*To be done:*
Transcribe the data in full and exactly, omitting any pictures.

>> Begin

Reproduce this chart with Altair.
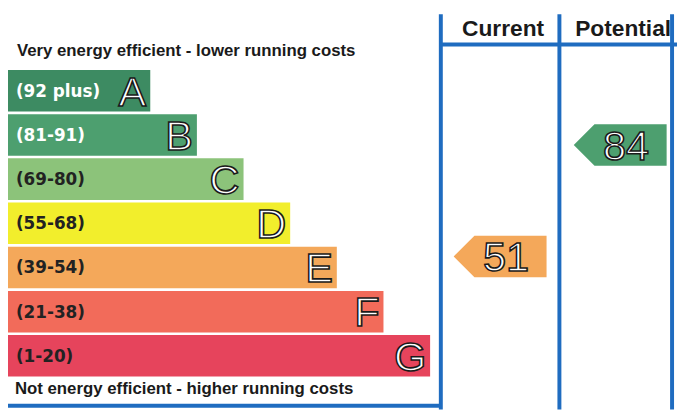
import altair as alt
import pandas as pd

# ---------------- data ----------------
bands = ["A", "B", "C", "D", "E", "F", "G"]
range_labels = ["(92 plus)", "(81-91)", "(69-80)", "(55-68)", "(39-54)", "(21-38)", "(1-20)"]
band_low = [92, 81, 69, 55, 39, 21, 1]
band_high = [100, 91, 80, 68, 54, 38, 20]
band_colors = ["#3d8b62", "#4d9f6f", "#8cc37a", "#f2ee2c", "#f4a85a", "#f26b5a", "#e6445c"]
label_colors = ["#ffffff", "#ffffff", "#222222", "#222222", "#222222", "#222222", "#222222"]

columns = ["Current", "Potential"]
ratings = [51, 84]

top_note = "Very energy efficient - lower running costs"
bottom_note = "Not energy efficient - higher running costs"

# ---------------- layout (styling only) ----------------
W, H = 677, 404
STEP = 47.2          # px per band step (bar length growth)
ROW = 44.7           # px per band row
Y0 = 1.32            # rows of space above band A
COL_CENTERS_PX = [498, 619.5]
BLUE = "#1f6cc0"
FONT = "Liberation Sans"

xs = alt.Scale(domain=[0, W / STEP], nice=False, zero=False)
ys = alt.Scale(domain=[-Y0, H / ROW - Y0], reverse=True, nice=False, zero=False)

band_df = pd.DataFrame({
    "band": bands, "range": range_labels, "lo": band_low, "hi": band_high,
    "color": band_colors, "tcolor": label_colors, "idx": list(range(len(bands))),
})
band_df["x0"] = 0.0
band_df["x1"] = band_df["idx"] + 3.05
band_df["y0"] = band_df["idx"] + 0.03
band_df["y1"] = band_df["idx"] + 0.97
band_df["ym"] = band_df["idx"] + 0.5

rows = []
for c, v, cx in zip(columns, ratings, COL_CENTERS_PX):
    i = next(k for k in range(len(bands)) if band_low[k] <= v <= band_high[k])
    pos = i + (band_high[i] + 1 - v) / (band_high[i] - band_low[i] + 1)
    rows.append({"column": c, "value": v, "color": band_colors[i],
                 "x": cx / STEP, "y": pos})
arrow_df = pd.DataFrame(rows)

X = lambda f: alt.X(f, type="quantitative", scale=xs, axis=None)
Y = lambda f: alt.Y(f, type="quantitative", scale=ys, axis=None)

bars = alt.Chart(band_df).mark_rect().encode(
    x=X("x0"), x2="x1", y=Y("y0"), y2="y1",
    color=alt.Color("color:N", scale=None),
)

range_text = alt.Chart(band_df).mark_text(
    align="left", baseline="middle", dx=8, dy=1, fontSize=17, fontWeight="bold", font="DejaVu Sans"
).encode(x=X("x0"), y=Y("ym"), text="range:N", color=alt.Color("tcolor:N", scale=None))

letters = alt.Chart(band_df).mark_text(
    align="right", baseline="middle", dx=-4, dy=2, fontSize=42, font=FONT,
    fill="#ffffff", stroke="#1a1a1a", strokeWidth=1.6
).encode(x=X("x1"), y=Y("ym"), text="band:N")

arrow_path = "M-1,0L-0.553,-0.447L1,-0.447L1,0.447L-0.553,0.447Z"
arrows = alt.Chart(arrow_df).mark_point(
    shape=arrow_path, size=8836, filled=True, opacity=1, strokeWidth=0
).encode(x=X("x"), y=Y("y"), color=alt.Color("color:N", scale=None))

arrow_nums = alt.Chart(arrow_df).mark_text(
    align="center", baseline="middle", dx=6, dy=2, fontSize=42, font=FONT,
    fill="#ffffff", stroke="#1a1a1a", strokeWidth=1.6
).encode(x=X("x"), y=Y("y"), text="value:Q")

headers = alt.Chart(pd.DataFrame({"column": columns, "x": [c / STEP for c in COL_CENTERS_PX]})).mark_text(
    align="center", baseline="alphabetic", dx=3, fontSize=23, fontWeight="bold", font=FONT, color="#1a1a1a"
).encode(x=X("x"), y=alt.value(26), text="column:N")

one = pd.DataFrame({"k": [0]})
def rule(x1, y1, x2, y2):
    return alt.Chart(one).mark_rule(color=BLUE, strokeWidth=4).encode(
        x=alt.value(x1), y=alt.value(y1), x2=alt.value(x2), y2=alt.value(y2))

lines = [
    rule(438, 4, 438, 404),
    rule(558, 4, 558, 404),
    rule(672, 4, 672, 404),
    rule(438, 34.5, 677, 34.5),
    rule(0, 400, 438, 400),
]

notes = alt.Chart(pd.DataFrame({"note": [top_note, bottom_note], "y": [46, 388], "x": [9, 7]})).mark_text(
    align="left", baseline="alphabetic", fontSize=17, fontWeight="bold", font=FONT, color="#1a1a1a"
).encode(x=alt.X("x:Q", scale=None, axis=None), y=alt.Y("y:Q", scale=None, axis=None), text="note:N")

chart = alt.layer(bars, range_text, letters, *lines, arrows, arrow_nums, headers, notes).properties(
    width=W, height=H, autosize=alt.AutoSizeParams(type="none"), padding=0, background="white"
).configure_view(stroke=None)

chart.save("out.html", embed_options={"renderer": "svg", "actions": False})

>> End

*The completed task:*
Reproduce this chart with Altair.
import altair as alt
import pandas as pd

# ---------------- data ----------------
bands = ["A", "B", "C", "D", "E", "F", "G"]
range_labels = ["(92 plus)", "(81-91)", "(69-80)", "(55-68)", "(39-54)", "(21-38)", "(1-20)"]
band_low = [92, 81, 69, 55, 39, 21, 1]
band_high = [100, 91, 80, 68, 54, 38, 20]
band_colors = ["#3d8b62", "#4d9f6f", "#8cc37a", "#f2ee2c", "#f4a85a", "#f26b5a", "#e6445c"]
label_colors = ["#ffffff", "#ffffff", "#222222", "#222222", "#222222", "#222222", "#222222"]

columns = ["Current", "Potential"]
ratings = [51, 84]

top_note = "Very energy efficient - lower running costs"
bottom_note = "Not energy efficient - higher running costs"

# ---------------- layout (styling only) ----------------
W, H = 677, 404
STEP = 47.2          # px per band step (bar length growth)
ROW = 44.7           # px per band row
Y0 = 1.32            # rows of space above band A
COL_CENTERS_PX = [498, 619.5]
BLUE = "#1f6cc0"
FONT = "Liberation Sans"

xs = alt.Scale(domain=[0, W / STEP], nice=False, zero=False)
ys = alt.Scale(domain=[-Y0, H / ROW - Y0], reverse=True, nice=False, zero=False)

band_df = pd.DataFrame({
    "band": bands, "range": range_labels, "lo": band_low, "hi": band_high,
    "color": band_colors, "tcolor": label_colors, "idx": list(range(len(bands))),
})
band_df["x0"] = 0.0
band_df["x1"] = band_df["idx"] + 3.05
band_df["y0"] = band_df["idx"] + 0.03
band_df["y1"] = band_df["idx"] + 0.97
band_df["ym"] = band_df["idx"] + 0.5

rows = []
for c, v, cx in zip(columns, ratings, COL_CENTERS_PX):
    i = next(k for k in range(len(bands)) if band_low[k] <= v <= band_high[k])
    pos = i + (band_high[i] + 1 - v) / (band_high[i] - band_low[i] + 1)
    rows.append({"column": c, "value": v, "color": band_colors[i],
                 "x": cx / STEP, "y": pos})
arrow_df = pd.DataFrame(rows)

X = lambda f: alt.X(f, type="quantitative", scale=xs, axis=None)
Y = lambda f: alt.Y(f, type="quantitative", scale=ys, axis=None)

bars = alt.Chart(band_df).mark_rect().encode(
    x=X("x0"), x2="x1", y=Y("y0"), y2="y1",
    color=alt.Color("color:N", scale=None),
)

range_text = alt.Chart(band_df).mark_text(
    align="left", baseline="middle", dx=8, dy=1, fontSize=17, fontWeight="bold", font="DejaVu Sans"
).encode(x=X("x0"), y=Y("ym"), text="range:N", color=alt.Color("tcolor:N", scale=None))

letters = alt.Chart(band_df).mark_text(
    align="right", baseline="middle", dx=-4, dy=2, fontSize=42, font=FONT,
    fill="#ffffff", stroke="#1a1a1a", strokeWidth=1.6
).encode(x=X("x1"), y=Y("ym"), text="band:N")

arrow_path = "M-1,0L-0.553,-0.447L1,-0.447L1,0.447L-0.553,0.447Z"
arrows = alt.Chart(arrow_df).mark_point(
    shape=arrow_path, size=8836, filled=True, opacity=1, strokeWidth=0
).encode(x=X("x"), y=Y("y"), color=alt.Color("color:N", scale=None))

arrow_nums = alt.Chart(arrow_df).mark_text(
    align="center", baseline="middle", dx=6, dy=2, fontSize=42, font=FONT,
    fill="#ffffff", stroke="#1a1a1a", strokeWidth=1.6
).encode(x=X("x"), y=Y("y"), text="value:Q")

headers = alt.Chart(pd.DataFrame({"column": columns, "x": [c / STEP for c in COL_CENTERS_PX]})).mark_text(
    align="center", baseline="alphabetic", dx=3, fontSize=23, fontWeight="bold", font=FONT, color="#1a1a1a"
).encode(x=X("x"), y=alt.value(26), text="column:N")

one = pd.DataFrame({"k": [0]})
def rule(x1, y1, x2, y2):
    return alt.Chart(one).mark_rule(color=BLUE, strokeWidth=4).encode(
        x=alt.value(x1), y=alt.value(y1), x2=alt.value(x2), y2=alt.value(y2))

lines = [
    rule(438, 4, 438, 404),
    rule(558, 4, 558, 404),
    rule(672, 4, 672, 404),
    rule(438, 34.5, 677, 34.5),
    rule(0, 400, 438, 400),
]

notes = alt.Chart(pd.DataFrame({"note": [top_note, bottom_note], "y": [46, 388], "x": [9, 7]})).mark_text(
    align="left", baseline="alphabetic", fontSize=17, fontWeight="bold", font=FONT, color="#1a1a1a"
).encode(x=alt.X("x:Q", scale=None, axis=None), y=alt.Y("y:Q", scale=None, axis=None), text="note:N")

chart = alt.layer(bars, range_text, letters, *lines, arrows, arrow_nums, headers, notes).properties(
    width=W, height=H, autosize=alt.AutoSizeParams(type="none"), padding=0, background="white"
).configure_view(stroke=None)

chart.save("out.html", embed_options={"renderer": "svg", "actions": False})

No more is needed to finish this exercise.